Here’s a taste, through my synopsis:
When we meet seasoned reporter Zachary Ryder, he’s on assignment in the island of Lesbos, covering the migration crisis afflicting Greece. Recovering from a brutal ordeal in which he was captured and tortured by Islamic extremists hiding out in the rural American West, Ryder thinks the Greek sojourn will be a respite of sorts, a cold examination of an international tragedy that he can have no real impact in addressing. But that all changes when he witnesses an Afghan woman nearly drown looking for her son, who has seemingly vanished into thin air. Springing into action, Ryder vows to find out what happened to the missing boy, leading him on an investigation into the seamy heart of darkness in the Greek migration system. He’s guided by the drunken, failed Greek journalist Nikos, but he’s more intrigued by the assistance of Nikos’ alluring sister Angeliki, an activist who has made it her life’s purpose helping the new arrivals. Energized, Ryder hopes his quest will reunite a family splintered by war and exile. But as the dark seeds of conflict cloud over the island, and Ryder is pursued by a member of the Greek intelligence services, he becomes increasingly desperate—will his effort be too little, too late?
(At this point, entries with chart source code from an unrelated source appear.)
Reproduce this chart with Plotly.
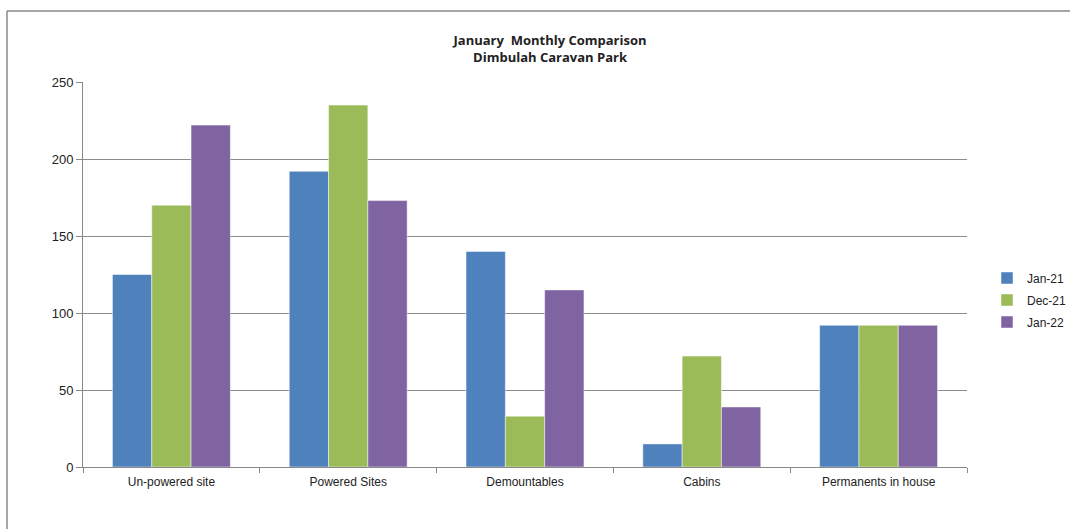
import plotly.graph_objects as go

categories = ["Un-powered site", "Powered Sites", "Demountables", "Cabins", "Permanents in house"]
jan21 = [125, 192, 140, 15, 92]
dec21 = [170, 235, 33, 72, 92]
jan22 = [222, 173, 115, 39, 92]
series_names = ["Jan-21", "Dec-21", "Jan-22"]
colors = ["#4F81BD", "#9BBB59", "#8064A2"]
y_ticks = [0, 50, 100, 150, 200, 250]

W, H = 1070, 529
ML, MR, MT, MB = 83, 103, 82, 62
pw = W - ML - MR
ph = H - MT - MB

fig = go.Figure()
for name, vals, col in zip(series_names, [jan21, dec21, jan22], colors):
    fig.add_trace(go.Bar(
        x=categories, y=vals, name=name, legendgroup=name,
        marker=dict(color=col, line=dict(color="rgba(255,255,255,0.6)", width=0.8)),
    ))

def px_x(p):
    return (p - ML) / pw

def px_y(p):
    return (H - MB - p) / ph

fig.update_layout(
    width=W, height=H,
    margin=dict(l=ML, r=MR, t=MT, b=MB, autoexpand=False),
    paper_bgcolor="white", plot_bgcolor="white",
    barmode="group", bargap=0.333, bargroupgap=0,
    font=dict(family="Liberation Sans, Arial", size=12, color="#222"),
    title=dict(
        text="<b>January  Monthly Comparison<br>Dimbulah Caravan Park</b>",
        x=550 / W, xanchor="center", y=1 - 45 / H, yanchor="middle",
        font=dict(family="Open Sans", size=13, color="#222"),
    ),
    xaxis=dict(
        showline=True, linecolor="#888", linewidth=1,
        ticks="outside", tickson="boundaries", ticklen=5, tickcolor="#888",
        tickfont=dict(size=12, color="#222"), ticklabelstandoff=4,
    ),
    yaxis=dict(
        range=[0, 250], tickvals=y_ticks,
        showgrid=True, gridcolor="#8c8c8c", gridwidth=1,
        showline=True, linecolor="#888", linewidth=1,
        ticks="outside", ticklen=6, tickcolor="#888",
        tickfont=dict(size=13, color="#222"),
        zeroline=False,
    ),
    legend=dict(
        x=px_x(987), y=px_y(300), xanchor="left", yanchor="middle",
        font=dict(size=12, color="#222"),
        itemwidth=30, tracegroupgap=3,
    ),
    showlegend=True,
)

# chart frame (top and left edges visible)
fig.add_shape(type="line", xref="paper", yref="paper",
              x0=px_x(7), x1=px_x(1080), y0=px_y(11), y1=px_y(11),
              line=dict(color="#8a8a8a", width=1.5))
fig.add_shape(type="line", xref="paper", yref="paper",
              x0=px_x(7), x1=px_x(7), y0=px_y(11), y1=px_y(540),
              line=dict(color="#8a8a8a", width=1.5))

fig.write_html("out.html", config={"displayModeBar": False},
               post_script="document.body.style.margin='0';")
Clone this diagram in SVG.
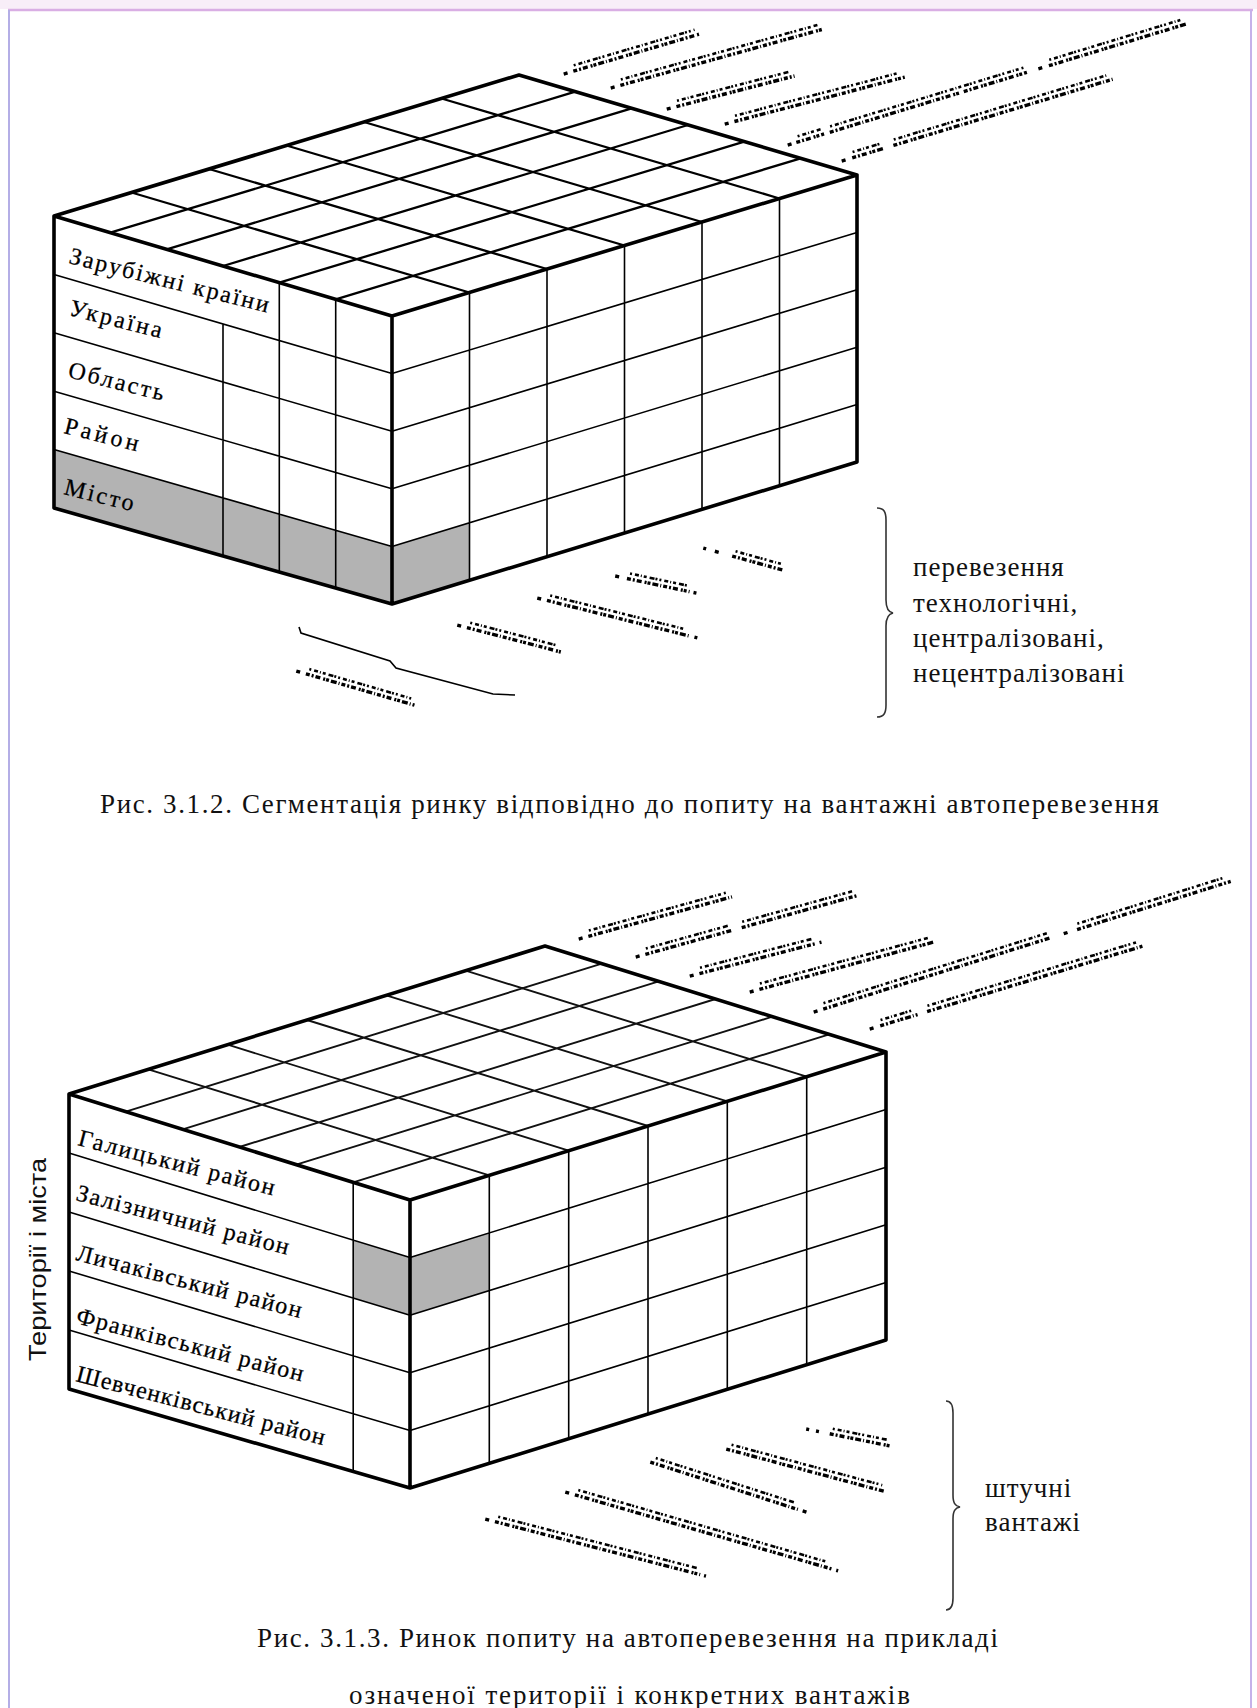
<svg xmlns="http://www.w3.org/2000/svg" width="1257" height="1708" viewBox="0 0 1257 1708">
<defs>
<style>
.edge{fill:none;stroke:#000;stroke-width:3.6;stroke-linejoin:round;stroke-linecap:round}
.grid{fill:none;stroke:#000;stroke-width:2.3}
.grid2{fill:none;stroke:#111;stroke-width:1.9}
.face{fill:none;stroke:#000;stroke-width:1.6}
.grey{fill:#b3b3b3;stroke:none}
.lbl{font-family:'Liberation Serif','Times New Roman',serif;font-size:24px;fill:#000;stroke:#000;stroke-width:0.25}
.cap{font-family:'Liberation Serif','Times New Roman',serif;font-size:27px;fill:#111}
.side{font-family:'Liberation Serif','Times New Roman',serif;font-size:27px;fill:#111;letter-spacing:1px}
.vert{font-family:'Liberation Sans',Arial,sans-serif;font-size:24px;fill:#111}
.gl{fill:none;stroke:#000;stroke-width:3.4;stroke-dasharray:4 2 2 2 5 3 2 1 3 2 6 2 1 2}
.gl2{fill:none;stroke:#000;stroke-width:2.6;stroke-dasharray:2 3 4 2 1 2 3 3 5 1 2 2}
.brace{fill:none;stroke:#333;stroke-width:1.6}
.thin{fill:none;stroke:#000;stroke-width:1.6}
</style>
</defs>
<rect x="0" y="0" width="1257" height="1708" fill="#fff"/>
<g id="frame">
<rect x="0" y="0" width="1257" height="9" fill="#f8eef8"/>
<line x1="8" y1="10" x2="1253" y2="10" stroke="#d9aee4" stroke-width="2.5"/>
<line x1="9" y1="10" x2="9" y2="1708" stroke="#b4aee6" stroke-width="2"/>
<line x1="1251" y1="10" x2="1251" y2="1708" stroke="#c6b2ea" stroke-width="2"/>
</g>

<g id="cube1">
<polygon class="grey" points="54,449.6 392,546.4 392,604 54,508"/>
<polygon class="grey" points="392,546.4 469.5,522.8 469.5,580.3 392,604"/>
<path class="grid" d="M110.3,232.7L575.3,91.7 M166.7,249.3L631.7,108.3 M223,266L688,125 M279.3,282.7L744.3,141.7 M335.7,299.3L800.7,158.3 M131.5,192.5L469.5,292.5 M209,169L547,269 M286.5,145.5L624.5,245.5 M364,122L702,222 M441.5,98.5L779.5,198.5"/>
<path class="face" d="M54,274.4L392,373.6 M54,332.8L392,431.2 M54,391.2L392,488.8 M54,449.6L392,546.4 M223,324L223,556 M279.3,282.7L279.3,572 M335.7,299.3L335.7,588"/>
<path class="face" d="M392,373.6L857,232.4 M392,431.2L857,289.8 M392,488.8L857,347.2 M392,546.4L857,404.6 M469.5,292.5L469.5,580.3 M547,269L547,556.7 M624.5,245.5L624.5,533 M702,222L702,509.3 M779.5,198.5L779.5,485.7"/>
<path class="edge" d="M54,216L519,75L857,175L392,316Z M54,216L54,508L392,604L857,462L857,175 M392,316L392,604"/>
</g>

<g id="cube1-labels" class="lbl">
<text transform="translate(68,263) rotate(14)" textLength="205" lengthAdjust="spacing">Зарубіжні країни</text>
<text transform="translate(68,315) rotate(14)" textLength="95" lengthAdjust="spacing">Україна</text>
<text transform="translate(67,377) rotate(14)" textLength="98" lengthAdjust="spacing">Область</text>
<text transform="translate(63,433) rotate(14)" textLength="76" lengthAdjust="spacing">Район</text>
<text transform="translate(63,494) rotate(14)" textLength="71" lengthAdjust="spacing">Місто</text>
</g>

<g id="cube1-marks">
<g transform="translate(564,75) rotate(-16.4)"><path class="gl" d="M0,-1H4 M10,-1H142"/><path class="gl2" d="M12,-6.5H138"/></g>
<g transform="translate(611,89) rotate(-15.5)"><path class="gl" d="M0,-1H4 M10,-1H221"/><path class="gl2" d="M12,-6.5H216"/></g>
<g transform="translate(667,110) rotate(-14.5)"><path class="gl" d="M0,-1H4 M10,-1H132"/><path class="gl2" d="M12,-6.5H128"/></g>
<g transform="translate(725,125) rotate(-14.6)"><path class="gl" d="M0,-1H4 M10,-1H186"/><path class="gl2" d="M12,-6.5H182"/></g>
<g transform="translate(788,146) rotate(-16.9)"><path class="gl" d="M0,-1H4 M9,-1H38 M44,-1H180 M184,-1H250 M262,-1H267 M273,-1H417"/><path class="gl2" d="M12,-6.5H36 M46,-6.5H248 M275,-6.5H412"/></g>
<g transform="translate(842,162) rotate(-16.8)"><path class="gl" d="M0,-1H5 M11,-1H45 M54,-1H283"/><path class="gl2" d="M13,-6.5H43 M56,-6.5H279"/></g>
<g transform="translate(703,549) rotate(15.5)"><path class="gl" d="M0,-1H3 M12,-1H16 M30,-1H84"/><path class="gl2" d="M32,-6.5H80"/></g>
<g transform="translate(615,577) rotate(11.9)"><path class="gl" d="M0,-1H5 M12,-1H76 M80,-1H83"/><path class="gl2" d="M14,-6.5H74"/></g>
<g transform="translate(537,599) rotate(14)"><path class="gl" d="M0,-1H5 M10,-1H156 M162,-1H165"/><path class="gl2" d="M12,-6.5H150"/></g>
<g transform="translate(457,626) rotate(14.6)"><path class="gl" d="M0,-1H5 M10,-1H107"/><path class="gl2" d="M12,-6.5H102"/></g>
<g transform="translate(296,672) rotate(16.1)"><path class="gl" d="M0,-1H5 M10,-1H123"/><path class="gl2" d="M12,-6.5H118"/></g>
<path class="thin" d="M299,627L301,633L390,661L396,668L493,694L515,695"/>
</g>

<g id="brace1">
<path class="brace" d="M877,508C884,508 886,512 886,520L886,600C886,608 888,612 893,613C888,614 886,618 886,626L886,705C886,713 884,717 877,717"/>
<text class="side" x="913" y="576">перевезення</text>
<text class="side" x="913" y="612">технологічні,</text>
<text class="side" x="913" y="647">централізовані,</text>
<text class="side" x="913" y="682">нецентралізовані</text>
</g>

<text id="caption1" class="cap" x="100" y="813" textLength="1059" lengthAdjust="spacing">Рис. 3.1.2. Сегментація ринку відповідно до попиту на вантажні автоперевезення</text>

<g id="cube2">
<polygon class="grey" points="353.2,1240.2 410,1257.6 410,1315.2 353.2,1298"/>
<polygon class="grey" points="410,1257.6 489.3,1232.9 489.3,1290.5 410,1315.2"/>
<path class="grid2" d="M125.8,1111.7L601.8,963.7 M182.7,1129.3L658.7,981.3 M239.5,1147L715.5,999 M296.3,1164.7L772.3,1016.7 M353.2,1182.3L829.2,1034.3 M148.3,1069.3L489.3,1175.3 M227.7,1044.7L568.7,1150.7 M307,1020L648,1126 M386.3,995.3L727.3,1101.3 M465.7,970.7L806.7,1076.7"/>
<path class="face" d="M69,1153L410,1257.6 M69,1212L410,1315.2 M69,1271L410,1372.8 M69,1330L410,1430.4 M353.2,1182.3L353.2,1471.5"/>
<path class="face" d="M410,1257.6L886,1109.6 M410,1315.2L886,1167.2 M410,1372.8L886,1224.8 M410,1430.4L886,1282.4 M489.3,1175.3L489.3,1463.3 M568.7,1150.7L568.7,1438.7 M648,1126L648,1414 M727.3,1101.3L727.3,1389.3 M806.7,1076.7L806.7,1364.7"/>
<path class="edge" d="M69,1094L545,946L886,1052L410,1200Z M69,1094L69,1389L410,1488L886,1340L886,1052 M410,1200L410,1488"/>
</g>

<g id="cube2-labels" class="lbl" style="white-space:pre">
<text transform="translate(77,1145) rotate(14.5)" textLength="202" lengthAdjust="spacing">Галицький  район</text>
<text transform="translate(75,1200) rotate(14.5)" textLength="219" lengthAdjust="spacing">Залізничний  район</text>
<text transform="translate(75,1260) rotate(14.5)" textLength="232" lengthAdjust="spacing">Личаківський  район</text>
<text transform="translate(75,1323) rotate(14.5)" textLength="234" lengthAdjust="spacing">Франківський  район</text>
<text transform="translate(75,1381) rotate(14.5)" textLength="256" lengthAdjust="spacing">Шевченківський  район</text>
</g>

<text id="axis2" class="vert" transform="translate(46,1361) rotate(-90)" textLength="203" lengthAdjust="spacingAndGlyphs">Території і міста</text>

<g id="cube2-marks">
<g transform="translate(579,940) rotate(-15.4)"><path class="gl" d="M0,-1H4 M10,-1H159"/><path class="gl2" d="M12,-6.5H154"/></g>
<g transform="translate(636,958) rotate(-15.5)"><path class="gl" d="M0,-1H4 M10,-1H100 M110,-1H231"/><path class="gl2" d="M12,-6.5H98 M112,-6.5H226"/></g>
<g transform="translate(690,977) rotate(-14.4)"><path class="gl" d="M0,-1H4 M10,-1H130 M134,-1H136"/><path class="gl2" d="M12,-6.5H128"/></g>
<g transform="translate(750,993) rotate(-15.2)"><path class="gl" d="M0,-1H4 M10,-1H191"/><path class="gl2" d="M12,-6.5H186"/></g>
<g transform="translate(814,1013) rotate(-17.4)"><path class="gl" d="M0,-1H4 M10,-1H250 M262,-1H268 M276,-1H437"/><path class="gl2" d="M12,-6.5H246 M278,-6.5H432"/></g>
<g transform="translate(870,1030) rotate(-16.9)"><path class="gl" d="M0,-1H5 M11,-1H50 M60,-1H285"/><path class="gl2" d="M13,-6.5H48 M62,-6.5H280"/></g>
<g transform="translate(806,1430) rotate(11.4)"><path class="gl" d="M0,-1H3 M10,-1H13 M24,-1H86"/><path class="gl2" d="M26,-6.5H82"/></g>
<g transform="translate(726,1450) rotate(15)"><path class="gl" d="M0,-1H166"/><path class="gl2" d="M4,-6.5H160"/></g>
<g transform="translate(650,1463) rotate(17.8)"><path class="gl" d="M0,-1H155 M160,-1H164"/><path class="gl2" d="M4,-6.5H150"/></g>
<g transform="translate(565,1493) rotate(16.1)"><path class="gl" d="M0,-1H4 M10,-1H278 M282,-1H284"/><path class="gl2" d="M12,-6.5H272"/></g>
<g transform="translate(485,1520) rotate(14.5)"><path class="gl" d="M0,-1H4 M10,-1H222 M226,-1H228"/><path class="gl2" d="M12,-6.5H218"/></g>
</g>

<g id="brace2">
<path class="brace" d="M946,1401C951,1401 953,1405 953,1413L953,1495C953,1503 955,1506 960,1507C955,1508 953,1511 953,1519L953,1598C953,1606 951,1610 946,1610"/>
<text class="side" x="985" y="1497">штучні</text>
<text class="side" x="985" y="1531">вантажі</text>
</g>

<g id="caption2">
<text class="cap" x="257" y="1647" textLength="741" lengthAdjust="spacing">Рис. 3.1.3. Ринок попиту на автоперевезення на прикладі</text>
<text class="cap" x="349" y="1704" textLength="561" lengthAdjust="spacing">означеної території і конкретних вантажів</text>
</g>
</svg>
The second book will also involve Greece, but in a different vein. Greece at the Turning Point: Remembrances of U.S. Foreign Service Families Living and Working in Postwar Greece, is under contract with Routledge, and co-edited with Gonda Van Steen, and will also appear in 2027.
Greece at the Turning Point presents a “collective memoir” of the Marshall Plan in Greece from the perspective of its American administrators in Athens. It offers an inside look at the personal lives and frustrations of an American diplomatic corps that experienced its first foray into managing foreign aid on behalf of a global superpower.
This book is an outgrowth of my previous academic article on the same subject, which I’ve written about on this blog.
Do continue to follow The Usonian for updates as these two projects approach the finish line.
To Conclude
My many thanks to all who have read this newsletter and followed The Usonian this past year. Whether you just joined or have been here from the start, it’s been a pleasure to make your acquaintance as we’ve navigated this swiftly changing world! Season’s greetings and Happy New Year!